● **DIRECTION**
Without the pictures, extract every line from the start of the material to the line containing "var markerValText = ['1.01', '1.23', '1.22'];", both ends included.

● **COLLECTED DATA**

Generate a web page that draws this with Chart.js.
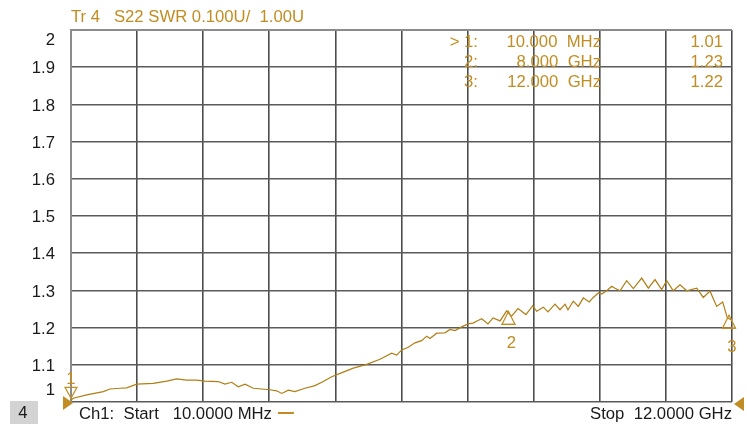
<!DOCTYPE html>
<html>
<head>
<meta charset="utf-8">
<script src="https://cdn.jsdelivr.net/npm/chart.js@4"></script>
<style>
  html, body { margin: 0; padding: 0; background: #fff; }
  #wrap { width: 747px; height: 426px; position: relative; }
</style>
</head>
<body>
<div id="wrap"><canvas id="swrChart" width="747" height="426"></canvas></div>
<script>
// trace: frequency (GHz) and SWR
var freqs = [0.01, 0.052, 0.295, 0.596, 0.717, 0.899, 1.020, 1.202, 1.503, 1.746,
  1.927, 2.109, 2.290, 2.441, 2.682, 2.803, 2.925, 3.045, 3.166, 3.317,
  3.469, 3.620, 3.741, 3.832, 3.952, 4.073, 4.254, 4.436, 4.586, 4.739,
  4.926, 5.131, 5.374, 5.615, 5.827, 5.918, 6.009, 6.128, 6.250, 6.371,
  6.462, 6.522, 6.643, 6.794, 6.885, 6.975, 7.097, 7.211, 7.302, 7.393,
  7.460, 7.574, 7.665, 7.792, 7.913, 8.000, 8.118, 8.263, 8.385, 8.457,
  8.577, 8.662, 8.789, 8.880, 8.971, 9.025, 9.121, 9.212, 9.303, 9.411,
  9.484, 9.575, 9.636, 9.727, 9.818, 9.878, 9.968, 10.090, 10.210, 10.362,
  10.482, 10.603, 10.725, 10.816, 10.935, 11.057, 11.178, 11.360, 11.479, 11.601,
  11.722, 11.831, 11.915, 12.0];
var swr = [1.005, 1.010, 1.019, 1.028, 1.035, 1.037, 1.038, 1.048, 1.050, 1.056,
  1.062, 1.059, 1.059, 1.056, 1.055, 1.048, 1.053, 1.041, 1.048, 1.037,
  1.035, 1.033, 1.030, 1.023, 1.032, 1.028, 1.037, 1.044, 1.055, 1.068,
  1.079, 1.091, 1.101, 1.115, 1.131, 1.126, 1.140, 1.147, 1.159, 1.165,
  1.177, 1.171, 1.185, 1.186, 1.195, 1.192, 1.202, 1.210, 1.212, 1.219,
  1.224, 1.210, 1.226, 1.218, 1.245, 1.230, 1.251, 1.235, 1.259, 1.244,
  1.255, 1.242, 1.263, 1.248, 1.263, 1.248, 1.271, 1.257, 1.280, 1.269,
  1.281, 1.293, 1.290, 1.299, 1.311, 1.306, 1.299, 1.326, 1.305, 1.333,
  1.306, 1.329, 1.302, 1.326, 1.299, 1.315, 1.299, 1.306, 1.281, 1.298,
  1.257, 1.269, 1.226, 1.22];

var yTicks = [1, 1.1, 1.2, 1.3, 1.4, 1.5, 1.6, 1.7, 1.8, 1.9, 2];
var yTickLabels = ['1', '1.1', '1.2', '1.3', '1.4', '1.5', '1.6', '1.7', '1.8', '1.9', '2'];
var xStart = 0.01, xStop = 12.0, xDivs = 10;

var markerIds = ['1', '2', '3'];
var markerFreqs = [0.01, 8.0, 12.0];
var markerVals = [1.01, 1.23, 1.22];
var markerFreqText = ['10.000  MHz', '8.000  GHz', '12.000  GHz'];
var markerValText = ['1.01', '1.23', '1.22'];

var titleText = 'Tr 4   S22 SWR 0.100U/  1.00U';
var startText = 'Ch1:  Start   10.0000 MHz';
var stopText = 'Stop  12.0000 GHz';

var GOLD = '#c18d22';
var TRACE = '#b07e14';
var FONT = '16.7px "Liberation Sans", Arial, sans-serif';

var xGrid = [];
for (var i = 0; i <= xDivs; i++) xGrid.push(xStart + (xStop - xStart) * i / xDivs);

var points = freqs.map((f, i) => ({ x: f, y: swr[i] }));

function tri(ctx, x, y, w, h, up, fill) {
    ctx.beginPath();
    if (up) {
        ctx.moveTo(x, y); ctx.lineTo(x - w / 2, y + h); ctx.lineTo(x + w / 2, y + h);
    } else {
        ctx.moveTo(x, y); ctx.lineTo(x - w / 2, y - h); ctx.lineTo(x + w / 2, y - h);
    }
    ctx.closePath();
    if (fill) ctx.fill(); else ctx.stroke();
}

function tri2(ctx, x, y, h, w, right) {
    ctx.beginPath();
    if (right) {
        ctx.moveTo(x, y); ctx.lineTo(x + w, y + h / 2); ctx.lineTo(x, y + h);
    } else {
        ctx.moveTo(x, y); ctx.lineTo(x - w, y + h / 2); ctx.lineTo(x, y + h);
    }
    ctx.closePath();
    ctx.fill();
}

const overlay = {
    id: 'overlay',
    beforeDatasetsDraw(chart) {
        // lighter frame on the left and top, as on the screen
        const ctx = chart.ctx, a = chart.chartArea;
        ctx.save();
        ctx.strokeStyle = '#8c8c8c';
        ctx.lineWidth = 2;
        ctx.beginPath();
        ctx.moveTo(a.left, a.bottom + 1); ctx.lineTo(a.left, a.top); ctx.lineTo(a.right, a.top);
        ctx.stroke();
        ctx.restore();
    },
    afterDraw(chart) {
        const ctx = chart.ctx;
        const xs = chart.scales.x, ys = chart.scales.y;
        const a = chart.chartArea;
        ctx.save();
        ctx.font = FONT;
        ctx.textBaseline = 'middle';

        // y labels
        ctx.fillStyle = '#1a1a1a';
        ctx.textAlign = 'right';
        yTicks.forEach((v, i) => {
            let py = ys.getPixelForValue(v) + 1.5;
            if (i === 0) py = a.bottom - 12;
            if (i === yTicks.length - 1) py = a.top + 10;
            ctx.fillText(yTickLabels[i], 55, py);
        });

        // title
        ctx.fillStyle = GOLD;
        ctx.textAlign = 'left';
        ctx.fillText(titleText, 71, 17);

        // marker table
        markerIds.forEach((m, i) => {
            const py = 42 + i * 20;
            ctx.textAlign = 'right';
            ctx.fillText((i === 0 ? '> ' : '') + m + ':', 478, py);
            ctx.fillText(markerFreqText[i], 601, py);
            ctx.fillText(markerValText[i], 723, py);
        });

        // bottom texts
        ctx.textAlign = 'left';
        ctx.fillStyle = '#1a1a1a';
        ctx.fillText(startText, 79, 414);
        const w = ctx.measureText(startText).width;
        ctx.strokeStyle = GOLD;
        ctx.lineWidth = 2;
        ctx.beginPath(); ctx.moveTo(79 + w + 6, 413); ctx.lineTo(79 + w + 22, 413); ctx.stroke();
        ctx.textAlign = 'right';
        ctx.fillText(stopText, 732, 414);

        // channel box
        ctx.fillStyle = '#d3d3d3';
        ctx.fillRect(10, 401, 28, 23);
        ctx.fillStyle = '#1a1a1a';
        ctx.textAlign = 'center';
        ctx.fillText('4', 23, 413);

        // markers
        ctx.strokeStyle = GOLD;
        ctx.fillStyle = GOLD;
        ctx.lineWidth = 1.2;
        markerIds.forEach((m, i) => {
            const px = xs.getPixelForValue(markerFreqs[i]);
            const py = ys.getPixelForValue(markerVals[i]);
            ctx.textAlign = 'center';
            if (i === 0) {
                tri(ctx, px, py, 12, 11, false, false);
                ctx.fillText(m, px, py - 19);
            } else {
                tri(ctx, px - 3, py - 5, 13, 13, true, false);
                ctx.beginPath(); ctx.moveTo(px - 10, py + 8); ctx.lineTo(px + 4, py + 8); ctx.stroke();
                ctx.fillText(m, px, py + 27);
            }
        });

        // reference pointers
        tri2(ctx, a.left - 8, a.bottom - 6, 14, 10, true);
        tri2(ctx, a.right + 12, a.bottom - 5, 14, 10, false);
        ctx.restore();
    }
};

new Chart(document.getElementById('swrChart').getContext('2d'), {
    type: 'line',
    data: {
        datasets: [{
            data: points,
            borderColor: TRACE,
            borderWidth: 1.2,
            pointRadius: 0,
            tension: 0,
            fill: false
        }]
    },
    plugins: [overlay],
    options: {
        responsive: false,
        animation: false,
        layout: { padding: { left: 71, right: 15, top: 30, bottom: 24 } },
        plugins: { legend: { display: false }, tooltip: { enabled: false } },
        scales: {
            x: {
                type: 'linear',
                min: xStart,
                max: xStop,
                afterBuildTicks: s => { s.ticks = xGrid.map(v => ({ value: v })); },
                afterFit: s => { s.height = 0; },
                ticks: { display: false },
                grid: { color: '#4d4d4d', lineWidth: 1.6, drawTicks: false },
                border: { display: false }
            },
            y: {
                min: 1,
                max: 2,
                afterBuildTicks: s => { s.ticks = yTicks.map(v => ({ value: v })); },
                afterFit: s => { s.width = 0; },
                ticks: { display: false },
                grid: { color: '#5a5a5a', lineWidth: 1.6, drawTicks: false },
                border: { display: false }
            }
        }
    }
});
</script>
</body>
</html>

● **RESULT OF THIS EXERCISE**
Generate a web page that draws this with Chart.js.
<!DOCTYPE html>
<html>
<head>
<meta charset="utf-8">
<script src="https://cdn.jsdelivr.net/npm/chart.js@4"></script>
<style>
  html, body { margin: 0; padding: 0; background: #fff; }
  #wrap { width: 747px; height: 426px; position: relative; }
</style>
</head>
<body>
<div id="wrap"><canvas id="swrChart" width="747" height="426"></canvas></div>
<script>
// trace: frequency (GHz) and SWR
var freqs = [0.01, 0.052, 0.295, 0.596, 0.717, 0.899, 1.020, 1.202, 1.503, 1.746,
  1.927, 2.109, 2.290, 2.441, 2.682, 2.803, 2.925, 3.045, 3.166, 3.317,
  3.469, 3.620, 3.741, 3.832, 3.952, 4.073, 4.254, 4.436, 4.586, 4.739,
  4.926, 5.131, 5.374, 5.615, 5.827, 5.918, 6.009, 6.128, 6.250, 6.371,
  6.462, 6.522, 6.643, 6.794, 6.885, 6.975, 7.097, 7.211, 7.302, 7.393,
  7.460, 7.574, 7.665, 7.792, 7.913, 8.000, 8.118, 8.263, 8.385, 8.457,
  8.577, 8.662, 8.789, 8.880, 8.971, 9.025, 9.121, 9.212, 9.303, 9.411,
  9.484, 9.575, 9.636, 9.727, 9.818, 9.878, 9.968, 10.090, 10.210, 10.362,
  10.482, 10.603, 10.725, 10.816, 10.935, 11.057, 11.178, 11.360, 11.479, 11.601,
  11.722, 11.831, 11.915, 12.0];
var swr = [1.005, 1.010, 1.019, 1.028, 1.035, 1.037, 1.038, 1.048, 1.050, 1.056,
  1.062, 1.059, 1.059, 1.056, 1.055, 1.048, 1.053, 1.041, 1.048, 1.037,
  1.035, 1.033, 1.030, 1.023, 1.032, 1.028, 1.037, 1.044, 1.055, 1.068,
  1.079, 1.091, 1.101, 1.115, 1.131, 1.126, 1.140, 1.147, 1.159, 1.165,
  1.177, 1.171, 1.185, 1.186, 1.195, 1.192, 1.202, 1.210, 1.212, 1.219,
  1.224, 1.210, 1.226, 1.218, 1.245, 1.230, 1.251, 1.235, 1.259, 1.244,
  1.255, 1.242, 1.263, 1.248, 1.263, 1.248, 1.271, 1.257, 1.280, 1.269,
  1.281, 1.293, 1.290, 1.299, 1.311, 1.306, 1.299, 1.326, 1.305, 1.333,
  1.306, 1.329, 1.302, 1.326, 1.299, 1.315, 1.299, 1.306, 1.281, 1.298,
  1.257, 1.269, 1.226, 1.22];

var yTicks = [1, 1.1, 1.2, 1.3, 1.4, 1.5, 1.6, 1.7, 1.8, 1.9, 2];
var yTickLabels = ['1', '1.1', '1.2', '1.3', '1.4', '1.5', '1.6', '1.7', '1.8', '1.9', '2'];
var xStart = 0.01, xStop = 12.0, xDivs = 10;

var markerIds = ['1', '2', '3'];
var markerFreqs = [0.01, 8.0, 12.0];
var markerVals = [1.01, 1.23, 1.22];
var markerFreqText = ['10.000  MHz', '8.000  GHz', '12.000  GHz'];
var markerValText = ['1.01', '1.23', '1.22'];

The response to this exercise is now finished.